A quick question on coefficient of binomial expansion

AlbertEinstein

Is it always necessary that C(n,r) is an integer if n and r are integers ?
Is there any proof ?Please clarify.

thanks.

AlbertEinstein

If the above statement is trivial, does the following theorem requires a proof:

Th: Prove that p divides C(mp,r) where p is a prime and r is an integer not divisible by p.

HallsofIvy

Yes, _nC_i is always an integer (for n, i integers and 0<= i<= n). One proof is to note that _nC_i is the coefficient of xⁱy^n-i in (x+ y)ⁿ- which is necessarily an integer.

I would not say that that was "trivial" and certainly would expect a proof of the theorem you give.

AlbertEinstein

Well then for the proof is it enough to write that
C(mp,r) = (mp)! / (r!) (mp-r)!
= mp(mp-1)(mp-2)../ (r!) (mp-r)!
= p*an integer

Therefore p divides C(mp,r).

Playdo

[tex]C(mp,r) = \frac{(mp)!}{(mp-r)!r!} = C(n,i)[/itex] where mp = n and i = r. So long as r greater than or equal to zero and less than or equal to mp you clearly get an integer by the basic construction. In fact this coefficient has to happen for one of the term's in the expansion of [itex](x+1)^{mp}[/itex]. So you have an integer and now you want to know whether it is divisible by p? Think about expanding it and writing each factor in the numerator and denominator in the form pa+r. Notice that there must be m factors in the numerator that are divisible by p. The number of factors in the denominator divisible by p are related like this

[tex]Div(r,p)+ Div(mp-r,p) < m \leftrightarrow Mod(r,p)\neq0[/tex]

Just simply count them if Div(r,p) = 4 and Mod(r,p) > 0 then subtracting r from mp removes the factors mp, (m-1)p, (m-2)p, (m-3)p, (m-4)p. So there were m factors divisible by p in mp!, in (mp-r)! there are m-5 the sum of m-5 and 4 is m-1 factors in the denominator to cancel the m factors in the numerator. C(mp,r) is divisible by p unless Mod(r,p)=0 ie r is divisble by p, so the answer to your question is yes the statement is true. However I do not think it is obvious from the first statement you made. We can get at this more obviously by the following

[tex]Div(mp,p)=Div(r+(mp-r),p) =Div(r,p)+ Div(mp-r,p)+\{0,1\}[/tex]
[tex]m-\{0,1\} =Div(r,p) + Div(mp-r,p)[/tex]

Residues are not completely obliterated by the Div operator, they survive as elements of the set {0,1}. We could give such sets the name case identifier sets or case sets.

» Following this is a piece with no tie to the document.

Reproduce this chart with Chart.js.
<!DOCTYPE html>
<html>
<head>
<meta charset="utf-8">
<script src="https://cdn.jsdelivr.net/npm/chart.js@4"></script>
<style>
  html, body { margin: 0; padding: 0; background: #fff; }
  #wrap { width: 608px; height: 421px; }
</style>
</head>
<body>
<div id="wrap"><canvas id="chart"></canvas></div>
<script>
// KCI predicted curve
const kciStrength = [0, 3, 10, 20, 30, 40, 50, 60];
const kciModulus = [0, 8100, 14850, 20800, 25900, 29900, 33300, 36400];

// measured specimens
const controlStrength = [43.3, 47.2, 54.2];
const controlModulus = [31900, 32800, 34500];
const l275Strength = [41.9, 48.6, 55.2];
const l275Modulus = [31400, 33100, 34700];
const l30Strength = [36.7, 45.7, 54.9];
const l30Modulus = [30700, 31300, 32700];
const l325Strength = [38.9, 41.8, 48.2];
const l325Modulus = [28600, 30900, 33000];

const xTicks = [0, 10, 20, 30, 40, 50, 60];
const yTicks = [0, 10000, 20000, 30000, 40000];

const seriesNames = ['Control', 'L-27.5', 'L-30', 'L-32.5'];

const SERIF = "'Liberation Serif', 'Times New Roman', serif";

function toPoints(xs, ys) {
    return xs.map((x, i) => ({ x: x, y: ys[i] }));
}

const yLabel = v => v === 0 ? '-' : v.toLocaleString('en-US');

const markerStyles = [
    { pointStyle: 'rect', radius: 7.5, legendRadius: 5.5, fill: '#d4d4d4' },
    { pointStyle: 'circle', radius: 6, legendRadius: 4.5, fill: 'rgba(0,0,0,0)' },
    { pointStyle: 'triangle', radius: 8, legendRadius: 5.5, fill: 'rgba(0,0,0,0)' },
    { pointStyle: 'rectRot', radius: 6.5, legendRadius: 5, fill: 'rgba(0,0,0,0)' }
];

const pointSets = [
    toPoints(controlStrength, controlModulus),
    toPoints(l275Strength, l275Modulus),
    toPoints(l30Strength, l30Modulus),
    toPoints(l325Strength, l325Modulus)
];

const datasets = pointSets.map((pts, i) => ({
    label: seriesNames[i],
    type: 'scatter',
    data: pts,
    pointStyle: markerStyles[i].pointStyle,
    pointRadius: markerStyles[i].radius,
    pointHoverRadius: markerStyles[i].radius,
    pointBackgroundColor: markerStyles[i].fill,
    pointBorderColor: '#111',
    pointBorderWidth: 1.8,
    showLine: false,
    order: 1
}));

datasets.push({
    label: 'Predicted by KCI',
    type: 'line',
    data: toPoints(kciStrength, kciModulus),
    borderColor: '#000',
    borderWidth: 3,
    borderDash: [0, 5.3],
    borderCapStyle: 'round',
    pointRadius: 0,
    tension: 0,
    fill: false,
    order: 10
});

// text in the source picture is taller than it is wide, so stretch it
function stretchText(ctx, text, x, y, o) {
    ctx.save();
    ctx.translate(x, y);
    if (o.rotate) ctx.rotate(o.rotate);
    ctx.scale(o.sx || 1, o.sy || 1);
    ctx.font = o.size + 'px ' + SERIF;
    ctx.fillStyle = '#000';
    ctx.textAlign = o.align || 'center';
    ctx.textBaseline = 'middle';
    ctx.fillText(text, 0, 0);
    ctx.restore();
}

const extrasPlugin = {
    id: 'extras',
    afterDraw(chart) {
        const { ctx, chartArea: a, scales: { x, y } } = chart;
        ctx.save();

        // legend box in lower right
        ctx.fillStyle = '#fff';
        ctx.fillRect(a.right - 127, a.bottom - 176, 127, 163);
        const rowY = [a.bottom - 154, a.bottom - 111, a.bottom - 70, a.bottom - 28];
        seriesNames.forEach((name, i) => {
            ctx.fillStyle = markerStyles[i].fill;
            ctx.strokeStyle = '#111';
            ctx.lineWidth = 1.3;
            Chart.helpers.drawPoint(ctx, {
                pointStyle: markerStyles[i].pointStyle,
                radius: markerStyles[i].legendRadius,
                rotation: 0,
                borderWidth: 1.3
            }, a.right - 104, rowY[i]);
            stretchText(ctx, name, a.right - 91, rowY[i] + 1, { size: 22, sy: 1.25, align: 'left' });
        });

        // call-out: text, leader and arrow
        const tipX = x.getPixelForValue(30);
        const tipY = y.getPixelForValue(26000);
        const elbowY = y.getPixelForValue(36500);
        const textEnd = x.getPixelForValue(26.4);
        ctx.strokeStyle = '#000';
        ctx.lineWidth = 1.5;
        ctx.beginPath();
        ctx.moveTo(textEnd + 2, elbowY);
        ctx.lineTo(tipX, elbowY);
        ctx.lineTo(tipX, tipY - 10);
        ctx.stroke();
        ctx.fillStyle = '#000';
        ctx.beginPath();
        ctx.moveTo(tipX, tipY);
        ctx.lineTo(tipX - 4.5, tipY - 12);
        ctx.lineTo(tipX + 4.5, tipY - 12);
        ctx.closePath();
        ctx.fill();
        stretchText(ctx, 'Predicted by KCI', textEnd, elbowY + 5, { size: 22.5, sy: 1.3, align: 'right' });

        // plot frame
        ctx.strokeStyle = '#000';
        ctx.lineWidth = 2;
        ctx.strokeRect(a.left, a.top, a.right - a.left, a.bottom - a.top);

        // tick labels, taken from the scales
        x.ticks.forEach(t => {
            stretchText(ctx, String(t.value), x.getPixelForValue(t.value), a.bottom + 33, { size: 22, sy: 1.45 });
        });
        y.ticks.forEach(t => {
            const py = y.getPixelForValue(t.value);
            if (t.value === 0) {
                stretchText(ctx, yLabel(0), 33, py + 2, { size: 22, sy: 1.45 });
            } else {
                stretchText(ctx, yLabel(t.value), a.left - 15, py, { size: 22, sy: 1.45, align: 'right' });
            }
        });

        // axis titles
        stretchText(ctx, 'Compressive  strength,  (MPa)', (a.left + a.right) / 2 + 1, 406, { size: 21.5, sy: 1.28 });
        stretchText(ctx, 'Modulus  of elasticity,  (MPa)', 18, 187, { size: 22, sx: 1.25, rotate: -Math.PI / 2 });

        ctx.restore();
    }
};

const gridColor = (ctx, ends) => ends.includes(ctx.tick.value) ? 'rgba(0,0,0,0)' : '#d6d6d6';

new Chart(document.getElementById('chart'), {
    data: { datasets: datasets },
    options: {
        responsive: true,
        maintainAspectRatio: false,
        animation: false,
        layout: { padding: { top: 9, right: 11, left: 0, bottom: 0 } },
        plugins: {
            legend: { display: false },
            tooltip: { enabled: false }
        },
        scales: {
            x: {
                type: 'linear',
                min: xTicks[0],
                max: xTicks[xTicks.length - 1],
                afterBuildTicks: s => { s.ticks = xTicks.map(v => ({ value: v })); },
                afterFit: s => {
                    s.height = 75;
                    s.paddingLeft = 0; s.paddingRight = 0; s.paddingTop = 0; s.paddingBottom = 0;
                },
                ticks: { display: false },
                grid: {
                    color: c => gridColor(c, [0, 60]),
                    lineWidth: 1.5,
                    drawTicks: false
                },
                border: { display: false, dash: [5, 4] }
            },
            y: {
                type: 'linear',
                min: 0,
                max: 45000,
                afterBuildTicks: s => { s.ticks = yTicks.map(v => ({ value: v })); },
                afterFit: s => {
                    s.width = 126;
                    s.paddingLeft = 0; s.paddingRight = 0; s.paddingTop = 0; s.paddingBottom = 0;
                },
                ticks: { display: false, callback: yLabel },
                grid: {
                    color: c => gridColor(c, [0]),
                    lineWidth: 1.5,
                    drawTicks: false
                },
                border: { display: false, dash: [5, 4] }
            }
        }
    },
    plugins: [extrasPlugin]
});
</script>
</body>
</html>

The only way for case = 1 to hold is for there to be residues of both r and mp-r modulo p, that is r and p are coprime.

AlbertEinstein

Hey playdo,I understood only the first paragraph.I showed that C(mp,r) is a multiple of p and hence the theorem follows.Does my proof lack something? I didn't understand what Div is .Could you explain in some more basic terms?

Thanks.

AlbertEinstein

Hey everyone, please help me.

Playdo

Div(a,p) means integer division of a by p. Mod(a,p) is a related function it means the remainder after dividing a by p. The following statement is true generally and is called the division algorithm

a = aDiv(a,p)+Mod(a,p)

Mod(a,p) is alos sometimes written as a Mod p. I prefer the function notation. Your theroem is true and I gave a proof because I think one was required and it was interesting.

Does that help?

If it does'nt don't worry about it. I am wondering what I was drinking that night myself. When I wrote it, it was as clear as a bell to me. No it works write this

[tex]Div(r,p)+Div(mp-r,p) = \frac{r-Mod(r,p)}{p}+\frac{mp-r -Mod(mp-r,p)}{p}[/tex]

No if p divides r then Mod(r,p)=Mod(mp-r,p) = 0 so this last becomes

[tex]r/p + m - r/p = m[/tex]

If p does not divide r this becomes

[tex]r/p + m - r/p -(Mod(r,p)+Mod(mp-r,p))/p = m-1[/tex]

That should help.